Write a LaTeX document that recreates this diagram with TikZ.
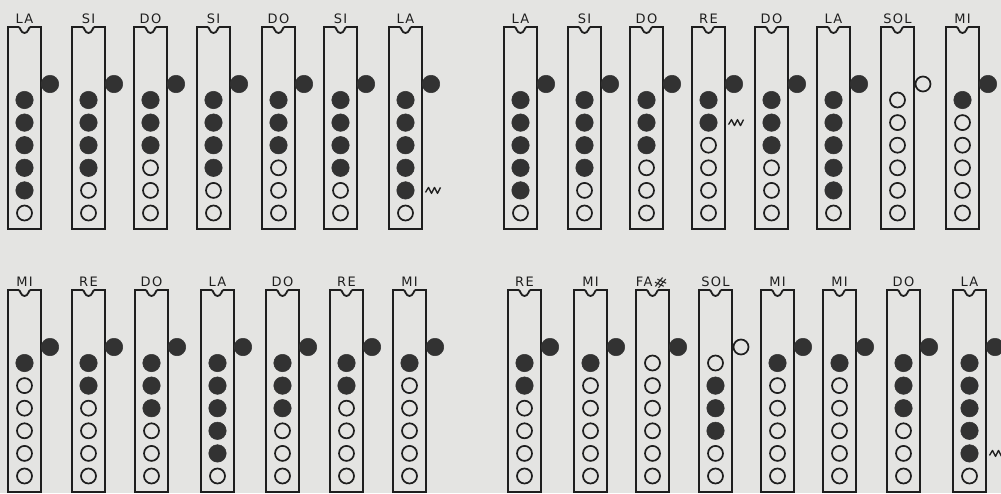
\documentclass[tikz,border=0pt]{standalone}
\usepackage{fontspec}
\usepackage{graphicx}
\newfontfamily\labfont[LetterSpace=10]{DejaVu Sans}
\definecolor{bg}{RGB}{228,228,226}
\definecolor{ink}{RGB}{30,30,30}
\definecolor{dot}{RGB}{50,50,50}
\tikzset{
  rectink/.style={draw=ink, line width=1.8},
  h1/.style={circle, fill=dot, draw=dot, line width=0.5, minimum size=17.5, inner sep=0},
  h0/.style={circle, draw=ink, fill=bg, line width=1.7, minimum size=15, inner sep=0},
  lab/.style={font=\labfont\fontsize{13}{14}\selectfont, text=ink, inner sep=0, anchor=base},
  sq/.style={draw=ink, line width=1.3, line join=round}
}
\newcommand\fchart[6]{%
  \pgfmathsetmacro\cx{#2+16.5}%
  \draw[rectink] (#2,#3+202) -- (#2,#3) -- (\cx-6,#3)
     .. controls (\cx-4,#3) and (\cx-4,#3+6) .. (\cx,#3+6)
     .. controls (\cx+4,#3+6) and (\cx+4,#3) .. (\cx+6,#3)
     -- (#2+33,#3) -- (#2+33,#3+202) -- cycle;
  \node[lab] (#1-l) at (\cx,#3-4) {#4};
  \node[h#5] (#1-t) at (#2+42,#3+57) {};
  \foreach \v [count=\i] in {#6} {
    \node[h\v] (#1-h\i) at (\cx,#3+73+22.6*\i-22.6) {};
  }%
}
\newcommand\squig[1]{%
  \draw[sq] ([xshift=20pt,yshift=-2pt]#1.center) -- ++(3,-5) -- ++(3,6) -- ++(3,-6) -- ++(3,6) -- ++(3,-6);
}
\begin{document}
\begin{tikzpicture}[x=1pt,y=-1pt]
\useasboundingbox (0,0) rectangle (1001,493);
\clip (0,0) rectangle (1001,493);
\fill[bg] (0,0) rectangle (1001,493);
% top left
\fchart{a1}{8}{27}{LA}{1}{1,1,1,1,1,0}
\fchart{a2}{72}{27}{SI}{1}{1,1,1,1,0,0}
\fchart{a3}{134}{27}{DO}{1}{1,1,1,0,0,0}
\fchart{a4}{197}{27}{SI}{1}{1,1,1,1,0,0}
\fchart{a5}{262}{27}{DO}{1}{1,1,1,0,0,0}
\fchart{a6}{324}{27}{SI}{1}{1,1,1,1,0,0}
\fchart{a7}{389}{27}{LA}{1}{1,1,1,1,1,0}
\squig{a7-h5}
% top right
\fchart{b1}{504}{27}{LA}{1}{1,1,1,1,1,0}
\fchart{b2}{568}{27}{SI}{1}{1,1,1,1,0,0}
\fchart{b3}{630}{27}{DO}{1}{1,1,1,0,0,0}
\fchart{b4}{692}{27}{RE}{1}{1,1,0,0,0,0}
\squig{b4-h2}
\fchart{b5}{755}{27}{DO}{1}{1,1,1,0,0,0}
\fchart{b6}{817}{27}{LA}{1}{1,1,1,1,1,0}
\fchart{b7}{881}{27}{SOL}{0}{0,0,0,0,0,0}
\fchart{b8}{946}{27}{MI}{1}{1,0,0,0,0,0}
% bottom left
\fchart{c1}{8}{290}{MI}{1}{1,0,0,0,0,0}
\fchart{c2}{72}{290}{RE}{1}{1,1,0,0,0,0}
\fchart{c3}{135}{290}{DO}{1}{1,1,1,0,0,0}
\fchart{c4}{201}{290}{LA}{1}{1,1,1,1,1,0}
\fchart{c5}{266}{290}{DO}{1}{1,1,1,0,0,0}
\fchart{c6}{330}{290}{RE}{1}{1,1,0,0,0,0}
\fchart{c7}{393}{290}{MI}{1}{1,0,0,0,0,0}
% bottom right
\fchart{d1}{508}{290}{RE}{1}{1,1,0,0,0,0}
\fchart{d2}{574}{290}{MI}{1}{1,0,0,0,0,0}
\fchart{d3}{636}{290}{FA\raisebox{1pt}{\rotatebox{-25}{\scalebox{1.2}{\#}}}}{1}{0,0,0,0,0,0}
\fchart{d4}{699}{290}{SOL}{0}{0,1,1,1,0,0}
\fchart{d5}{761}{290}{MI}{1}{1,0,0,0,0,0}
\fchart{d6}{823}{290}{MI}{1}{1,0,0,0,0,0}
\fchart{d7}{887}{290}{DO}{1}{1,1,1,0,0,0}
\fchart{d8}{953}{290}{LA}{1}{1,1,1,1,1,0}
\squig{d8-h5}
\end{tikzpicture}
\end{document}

### DIRECTIONS FOR THIS TASK
Reproduce the data verbatim. Do not carry any picture into the copy.

### RESPONSE FOR THIS EXERCISE
Write a LaTeX document that recreates this diagram with TikZ.
\documentclass[tikz,border=0pt]{standalone}
\usepackage{fontspec}
\usepackage{graphicx}
\newfontfamily\labfont[LetterSpace=10]{DejaVu Sans}
\definecolor{bg}{RGB}{228,228,226}
\definecolor{ink}{RGB}{30,30,30}
\definecolor{dot}{RGB}{50,50,50}
\tikzset{
  rectink/.style={draw=ink, line width=1.8},
  h1/.style={circle, fill=dot, draw=dot, line width=0.5, minimum size=17.5, inner sep=0},
  h0/.style={circle, draw=ink, fill=bg, line width=1.7, minimum size=15, inner sep=0},
  lab/.style={font=\labfont\fontsize{13}{14}\selectfont, text=ink, inner sep=0, anchor=base},
  sq/.style={draw=ink, line width=1.3, line join=round}
}
\newcommand\fchart[6]{%
  \pgfmathsetmacro\cx{#2+16.5}%
  \draw[rectink] (#2,#3+202) -- (#2,#3) -- (\cx-6,#3)
     .. controls (\cx-4,#3) and (\cx-4,#3+6) .. (\cx,#3+6)
     .. controls (\cx+4,#3+6) and (\cx+4,#3) .. (\cx+6,#3)
     -- (#2+33,#3) -- (#2+33,#3+202) -- cycle;
  \node[lab] (#1-l) at (\cx,#3-4) {#4};
  \node[h#5] (#1-t) at (#2+42,#3+57) {};
  \foreach \v [count=\i] in {#6} {
    \node[h\v] (#1-h\i) at (\cx,#3+73+22.6*\i-22.6) {};
  }%
}
\newcommand\squig[1]{%
  \draw[sq] ([xshift=20pt,yshift=-2pt]#1.center) -- ++(3,-5) -- ++(3,6) -- ++(3,-6) -- ++(3,6) -- ++(3,-6);
}
\begin{document}
\begin{tikzpicture}[x=1pt,y=-1pt]
\useasboundingbox (0,0) rectangle (1001,493);
\clip (0,0) rectangle (1001,493);
\fill[bg] (0,0) rectangle (1001,493);
% top left
\fchart{a1}{8}{27}{LA}{1}{1,1,1,1,1,0}
\fchart{a2}{72}{27}{SI}{1}{1,1,1,1,0,0}
\fchart{a3}{134}{27}{DO}{1}{1,1,1,0,0,0}
\fchart{a4}{197}{27}{SI}{1}{1,1,1,1,0,0}
\fchart{a5}{262}{27}{DO}{1}{1,1,1,0,0,0}
\fchart{a6}{324}{27}{SI}{1}{1,1,1,1,0,0}
\fchart{a7}{389}{27}{LA}{1}{1,1,1,1,1,0}
\squig{a7-h5}
% top right
\fchart{b1}{504}{27}{LA}{1}{1,1,1,1,1,0}
\fchart{b2}{568}{27}{SI}{1}{1,1,1,1,0,0}
\fchart{b3}{630}{27}{DO}{1}{1,1,1,0,0,0}
\fchart{b4}{692}{27}{RE}{1}{1,1,0,0,0,0}
\squig{b4-h2}
\fchart{b5}{755}{27}{DO}{1}{1,1,1,0,0,0}
\fchart{b6}{817}{27}{LA}{1}{1,1,1,1,1,0}
\fchart{b7}{881}{27}{SOL}{0}{0,0,0,0,0,0}
\fchart{b8}{946}{27}{MI}{1}{1,0,0,0,0,0}
% bottom left
\fchart{c1}{8}{290}{MI}{1}{1,0,0,0,0,0}
\fchart{c2}{72}{290}{RE}{1}{1,1,0,0,0,0}
\fchart{c3}{135}{290}{DO}{1}{1,1,1,0,0,0}
\fchart{c4}{201}{290}{LA}{1}{1,1,1,1,1,0}
\fchart{c5}{266}{290}{DO}{1}{1,1,1,0,0,0}
\fchart{c6}{330}{290}{RE}{1}{1,1,0,0,0,0}
\fchart{c7}{393}{290}{MI}{1}{1,0,0,0,0,0}
% bottom right
\fchart{d1}{508}{290}{RE}{1}{1,1,0,0,0,0}
\fchart{d2}{574}{290}{MI}{1}{1,0,0,0,0,0}
\fchart{d3}{636}{290}{FA\raisebox{1pt}{\rotatebox{-25}{\scalebox{1.2}{\#}}}}{1}{0,0,0,0,0,0}
\fchart{d4}{699}{290}{SOL}{0}{0,1,1,1,0,0}
\fchart{d5}{761}{290}{MI}{1}{1,0,0,0,0,0}
\fchart{d6}{823}{290}{MI}{1}{1,0,0,0,0,0}
\fchart{d7}{887}{290}{DO}{1}{1,1,1,0,0,0}
\fchart{d8}{953}{290}{LA}{1}{1,1,1,1,1,0}
\squig{d8-h5}
\end{tikzpicture}
\end{document}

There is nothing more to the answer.